The mid-20th century also saw the formalization of a distinct school emphasizing robustness and data exploration, known as Robust Statistics. Pioneered by John Tukey, Peter Huber, and Frank Hampel, this approach reacted against the sensitivity of classical parametric models to violations of their assumptions. It developed formal concepts like breakdown points and influence functions, and promoted Exploratory Data Analysis (EDA) as a complementary philosophy to confirmatory inference, emphasizing graphical methods and resistance to outliers.
Another significant methodological framework is the Likelihood Principle and associated Likelihood-Based Inference, most strongly advocated by A.W.F. Edwards and others. While the likelihood function is a component of both frequentist and Bayesian methods, this school treats the likelihood itself as the primary carrier of evidence, leading to methods like Maximum Likelihood Estimation (also central to frequentism) and likelihood ratio tests, but arguing against inference based on sampling distributions of estimators.
The late 20th century witnessed the rise of computationally intensive paradigms that expanded the toolkit of inference. Resampling Methods, most notably the Bootstrap introduced by Bradley Efron, and Cross-Validation provided a frequentist approach to assessing estimator variability and model performance using intensive computation rather than asymptotic theory. Similarly, Empirical Bayes Methods, developed by Herbert Robbins, offered a pragmatic hybrid that uses the data to estimate the prior, blending frequentist and Bayesian ideas.

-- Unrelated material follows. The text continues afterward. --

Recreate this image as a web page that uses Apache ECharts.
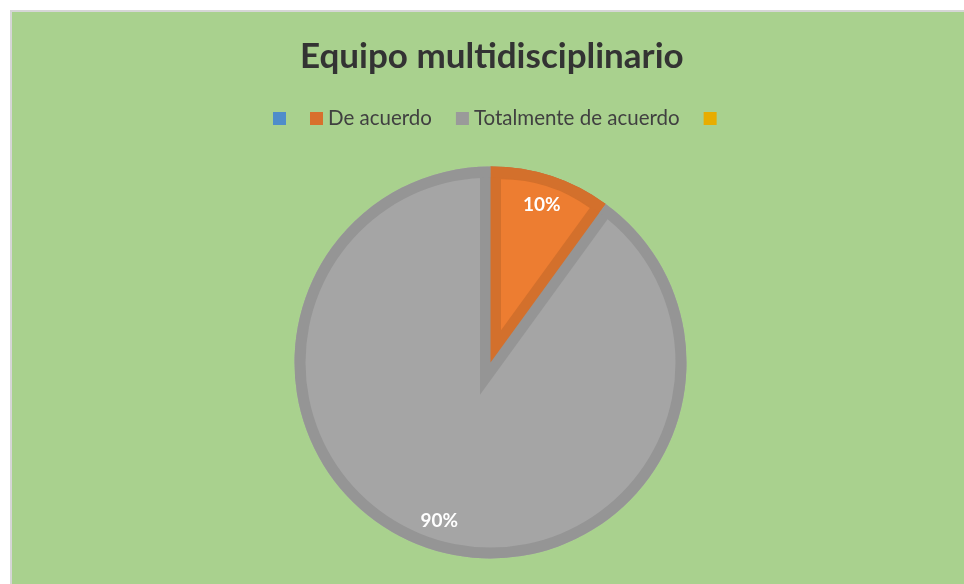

In the contemporary landscape, these major schools—Frequentist, Bayesian, and Robust/Exploratory—coexist, each with its own domains of primary application and philosophical adherents. The current era is characterized by Model-Based Inference versus emerging challenges from Algorithmic Modeling or Predictive Modeling cultures, particularly from machine learning, which sometimes prioritizes predictive accuracy over interpretable parameter inference. Furthermore, the field grapples with foundational issues through Foundations of Statistics debates and the development of formal Statistical Decision Theory, which provides a unified mathematical framework (loss functions, risk, admissibility) for comparing different inferential procedures. The evolution of statistical inference continues to be shaped by the tension between mathematical coherence, philosophical interpretation of probability, computational feasibility, and the demands of ever more complex data.